De quelle manière le Centre européen de la culture contribue-t-il à la création d’une Europe unie ?

Le Cheminement des esprits donne une idée du travail du CEC. Les activités du Centre se sont toujours portées sur ce qu’il y avait de plus neuf dans chaque domaine. Nous avons réuni les directeurs de centres nucléaires, les directeurs de guildes, les directeurs d’instituts de recherches européennes, les directeurs de festivals de musique, car il est plus facile d’associer d’abord les choses nouvelles.

Les problèmes sont les mêmes pour tous et tous sont heureux de se rencontrer en terrain neutre.

Estimez-vous que vos idées sur la fédération de l’Europe ont fait du chemin dans les esprits ces dernières années ?
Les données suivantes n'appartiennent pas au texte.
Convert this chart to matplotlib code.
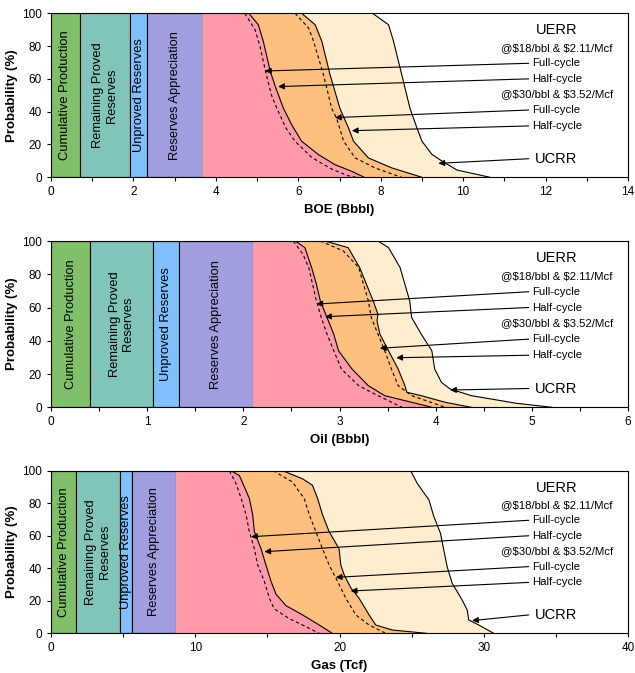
#!/usr/bin/env python
# coding:utf-8
"""plot.py - UERR / UCRR probability curves for BOE, oil and gas"""

import matplotlib
matplotlib.use('Agg')
import matplotlib.pyplot as plt

plt.rcParams['font.family'] = ['Liberation Sans', 'DejaVu Sans']

# stacked resource categories (right edge of each box)
box_names = ['Cumulative Production', 'Remaining Proved\nReserves',
             'Unproved Reserves', 'Reserves Appreciation']
box_colors = ['#80c06a', '#80c4ba', '#80c0ff', '#a09edf']
boe_box_ends = [0.70, 1.92, 2.34, 3.68]
oil_box_ends = [0.41, 1.057, 1.33, 2.10]
gas_box_ends = [1.75, 4.75, 5.64, 8.66]

# ---- BOE (Bbbl) ----
boe_full18_x = [4.70, 4.95, 5.07, 5.21, 5.35, 5.48, 5.70, 5.92, 6.33, 6.81, 7.20, 7.40]
boe_full18_y = [100, 90, 80, 64, 50, 42, 30, 22, 12, 5, 1, 0]
boe_half18_x = [4.80, 5.03, 5.15, 5.32, 5.44, 5.64, 5.84, 6.08, 6.49, 6.89, 7.30, 7.60]
boe_half18_y = [100, 93, 83, 64.6, 55.5, 42, 32, 22, 13.8, 7.7, 3.6, 0]
boe_full30_x = [5.92, 6.25, 6.37, 6.61, 6.81, 6.93, 7.10, 7.38, 7.86, 8.50]
boe_full30_y = [100, 91, 83, 62.6, 42, 36, 22, 11.8, 5.7, 0]
boe_half30_x = [6.08, 6.41, 6.57, 6.77, 7.01, 7.22, 7.34, 7.70, 8.27, 9.00]
boe_half30_y = [100, 93, 83, 62.6, 42, 30, 22, 11.8, 5.7, 0]
boe_ucrr_x = [7.80, 8.19, 8.31, 8.51, 8.71, 8.88, 9.00, 9.24, 9.48, 9.85, 10.65]
boe_ucrr_y = [100, 93, 83, 62.6, 42, 30, 22, 14, 10, 4.4, 0]
boe_tips_x = [5.19, 5.51, 6.89, 7.30, 9.40]
boe_tips_y = [64.8, 55.3, 36.4, 28.4, 8.5]

# ---- Oil (Bbbl) ----
oil_full18_x = [2.52, 2.62, 2.68, 2.76, 2.81, 2.87, 2.94, 3.02, 3.20, 3.40, 3.65]
oil_full18_y = [100, 92, 84, 64, 54, 44, 34, 23, 13, 7, 0]
oil_half18_x = [2.54, 2.64, 2.71, 2.76, 2.80, 2.87, 2.94, 2.99, 3.13, 3.30, 3.47, 3.75, 3.96]
oil_half18_y = [100, 96, 84, 74, 64, 54, 44, 34, 23, 13, 7, 3, 0]
oil_full30_x = [2.80, 3.04, 3.20, 3.25, 3.30, 3.33, 3.40, 3.47, 3.54, 3.61, 3.75, 4.10]
oil_full30_y = [100, 94, 84, 74, 64, 54, 44, 34, 23, 13, 7, 0]
oil_half30_x = [2.85, 3.09, 3.21, 3.28, 3.35, 3.40, 3.39, 3.42, 3.51, 3.61, 3.68, 3.70, 3.85, 4.10, 4.37]
oil_half30_y = [100, 96, 84, 74, 64, 56, 52, 44, 34, 23, 13, 9, 7, 3, 0]
oil_ucrr_x = [3.40, 3.51, 3.63, 3.68, 3.73, 3.75, 3.85, 3.96, 3.99, 4.06, 4.15, 4.37, 4.84, 5.21]
oil_ucrr_y = [100, 96, 84, 74, 64, 54, 44, 34, 23, 15, 11, 7, 2.4, 0]
oil_tips_x = [2.76, 2.85, 3.42, 3.59, 4.15]
oil_tips_y = [62.1, 54.5, 35.5, 29.8, 10.4]

# ---- Gas (Tcf) ----
gas_full18_x = [12.37, 12.83, 13.18, 13.52, 13.75, 14.10, 14.33, 14.79, 15.14, 15.48, 16.52, 17.44, 18.59]
gas_full18_y = [100, 92, 83, 73, 62.5, 52, 42, 32, 21.5, 15, 9, 5.1, 0]
gas_half18_x = [12.49, 13.06, 13.75, 13.98, 14.10, 14.56, 14.90, 15.25, 15.60, 16.29, 17.44, 18.59, 19.50]
gas_half18_y = [100, 97, 83, 73, 62.5, 52, 42, 32, 24, 17, 11.3, 5.1, 0]
gas_full30_x = [15.40, 16.75, 17.21, 17.55, 17.90, 18.36, 18.82, 19.28, 19.86, 20.44, 21.13, 22.05, 23.20]
gas_full30_y = [100, 93, 87, 83, 73, 62.5, 52, 42, 32, 21.5, 11.3, 5.1, 0]
gas_half30_x = [16.06, 17.44, 18.13, 18.48, 18.82, 19.28, 19.97, 20.09, 20.32, 20.78, 21.36, 22.05, 22.51, 23.66, 26.00]
gas_half30_y = [100, 95, 91, 83, 73, 62.5, 52, 42, 36, 28, 21.5, 11.3, 5.1, 2, 0]
gas_ucrr_x = [24.93, 25.39, 26.20, 26.54, 27.00, 27.23, 27.46, 27.81, 28.50, 28.85, 28.96, 29.65, 30.69]
gas_ucrr_y = [100, 92.2, 82, 71.8, 61.5, 51.3, 41, 30.8, 20.5, 14.4, 8.2, 5.1, 0]
gas_tips_x = [13.87, 14.79, 19.74, 20.78, 29.19]
gas_tips_y = [59.4, 50.2, 34.4, 26.0, 7.8]

arrow_labels = ['Full-cycle', 'Half-cycle', 'Full-cycle', 'Half-cycle', 'UCRR']
arrow_label_y = [0.695, 0.60, 0.41, 0.313, 0.113]


def draw_panel(ax, box_ends, curves, tips_x, tips_y, xmax, major, minor, xlabel):
  full18, half18, full30, half30, ucrr = curves
  # category boxes
  start = 0
  for name, color, end in zip(box_names, box_colors, box_ends):
    ax.axvspan(start, end, facecolor=color, edgecolor='black', lw=0.8, zorder=1)
    ax.text((start + end) / 2, 50, name, rotation=90, ha='center', va='center',
            fontsize=9.3, multialignment='center', zorder=5)
    start = end
  # pink: from last box to half-cycle @$18
  ax.fill([box_ends[-1], box_ends[-1]] + half18[0],
          [0, 100] + half18[1], facecolor='#ff9aaa', edgecolor='none', zorder=1)
  # orange: between half-cycle @$18 and half-cycle @$30
  ax.fill(half30[0] + half18[0][::-1], half30[1] + half18[1][::-1],
          facecolor='#ffc07f', edgecolor='none', zorder=1)
  # cream: between half-cycle @$30 and UCRR
  ax.fill(ucrr[0] + half30[0][::-1], ucrr[1] + half30[1][::-1],
          facecolor='#ffedcf', edgecolor='none', zorder=1)
  for cx, cy in (half18, half30, ucrr):
    ax.plot(cx, cy, color='black', lw=0.8, zorder=3)
  for cx, cy in (full18, full30):
    ax.plot(cx, cy, color='black', lw=0.8, ls=(0, (3, 2.5)), zorder=3)

  # labels and arrows
  ax.text(0.877, 0.895, 'UERR', transform=ax.transAxes, ha='center', va='center', fontsize=10.5)
  ax.text(0.877, 0.79, r'@\$18/bbl & \$2.11/Mcf', transform=ax.transAxes,
          ha='center', va='center', fontsize=8.2)
  ax.text(0.877, 0.505, r'@\$30/bbl & \$3.52/Mcf', transform=ax.transAxes,
          ha='center', va='center', fontsize=8.2)
  for lab, ly, tx, ty in zip(arrow_labels, arrow_label_y, tips_x, tips_y):
    big = lab == 'UCRR'
    ax.text(0.838 if big else 0.833, ly, lab, transform=ax.transAxes, ha='left', va='center',
            fontsize=10.5 if big else 8.2, zorder=5)
    ax.annotate('', xy=(tx, ty), xycoords='data',
                xytext=(0.828, ly), textcoords='axes fraction',
                arrowprops=dict(arrowstyle='-|>', color='black', lw=0.8,
                                mutation_scale=9, shrinkA=0, shrinkB=0), zorder=4)

  ax.set_xlim(0, xmax)
  ax.set_ylim(0, 100)
  ax.set_xticks(major)
  ax.set_xticks(minor, minor=True)
  ax.set_yticks([0, 20, 40, 60, 80, 100])
  ax.tick_params(axis='both', which='both', direction='out', labelsize=8.5, length=3, width=0.8)
  ax.set_xlabel(xlabel, fontsize=9.5, fontweight='bold', labelpad=4)
  ax.set_ylabel('Probability (%)', fontsize=9.5, fontweight='bold')
  ax.yaxis.set_label_coords(-0.057, 0.5)
  for sp in ax.spines.values():
    sp.set_linewidth(0.8)
    sp.set_zorder(6)


def main():
  fig = plt.figure(figsize=(6.35, 6.73), dpi=100)
  ax1 = fig.add_axes([0.0803, 0.7366, 0.9087, 0.2437])
  ax2 = fig.add_axes([0.0803, 0.3948, 0.9087, 0.2471])
  ax3 = fig.add_axes([0.0803, 0.0590, 0.9087, 0.2416])

  draw_panel(ax1, boe_box_ends,
             [(boe_full18_x, boe_full18_y), (boe_half18_x, boe_half18_y),
              (boe_full30_x, boe_full30_y), (boe_half30_x, boe_half30_y),
              (boe_ucrr_x, boe_ucrr_y)],
             boe_tips_x, boe_tips_y, 14, range(0, 15, 2), range(0, 15, 1), 'BOE (Bbbl)')
  draw_panel(ax2, oil_box_ends,
             [(oil_full18_x, oil_full18_y), (oil_half18_x, oil_half18_y),
              (oil_full30_x, oil_full30_y), (oil_half30_x, oil_half30_y),
              (oil_ucrr_x, oil_ucrr_y)],
             oil_tips_x, oil_tips_y, 6, range(0, 7), [i * 0.5 for i in range(13)], 'Oil (Bbbl)')
  draw_panel(ax3, gas_box_ends,
             [(gas_full18_x, gas_full18_y), (gas_half18_x, gas_half18_y),
              (gas_full30_x, gas_full30_y), (gas_half30_x, gas_half30_y),
              (gas_ucrr_x, gas_ucrr_y)],
             gas_tips_x, gas_tips_y, 40, range(0, 41, 10), range(0, 41, 5), 'Gas (Tcf)')

  fig.savefig('out.png', dpi=100)
  plt.close(fig)


if __name__ == '__main__':
  main()
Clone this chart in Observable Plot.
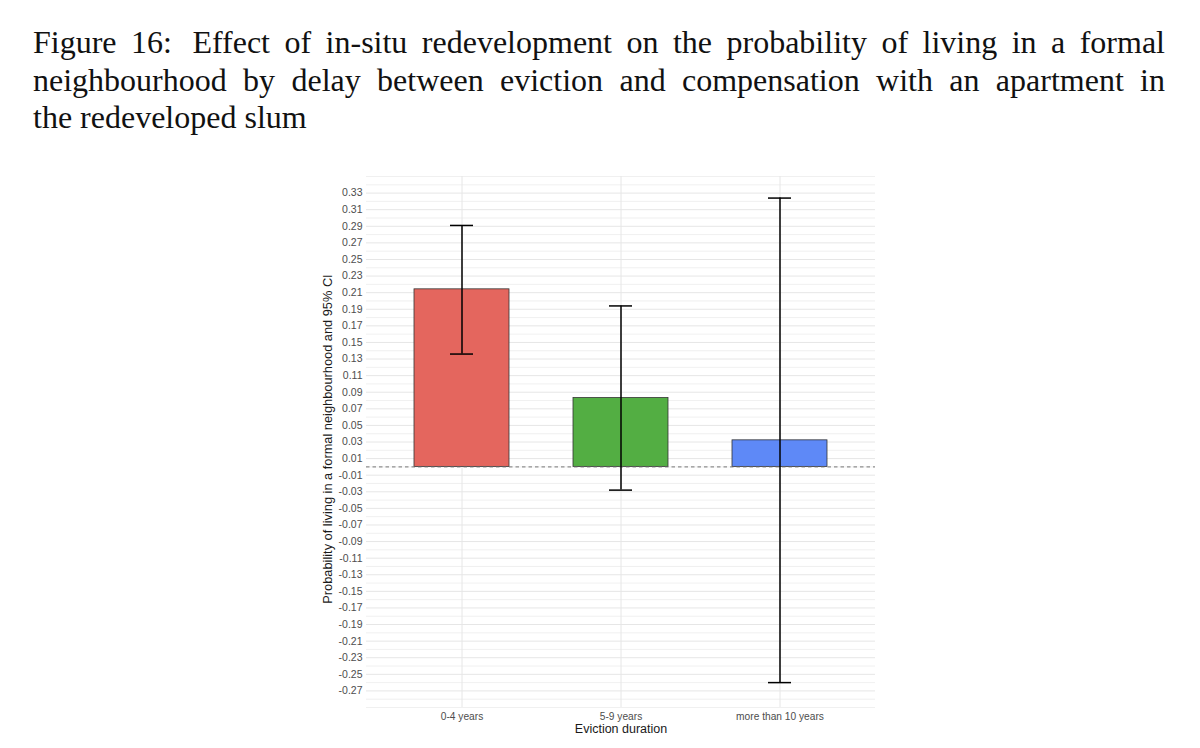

Oui, elles ont progressé, surtout en France, qui est le pays le plus éloigné de comprendre le fédéralisme. De nombreux témoignages me sont parvenus de gens qui m’appuient fortement, comme Louis Armand, Jean-Jacques Servan-Schreiber et de nombreux jeunes universitaires de toutes couleurs politiques. 65 % de la population des pays du Marché commun est favorable aux États-Unis d’Europe, et 75 % de ces Européens sont des jeunes.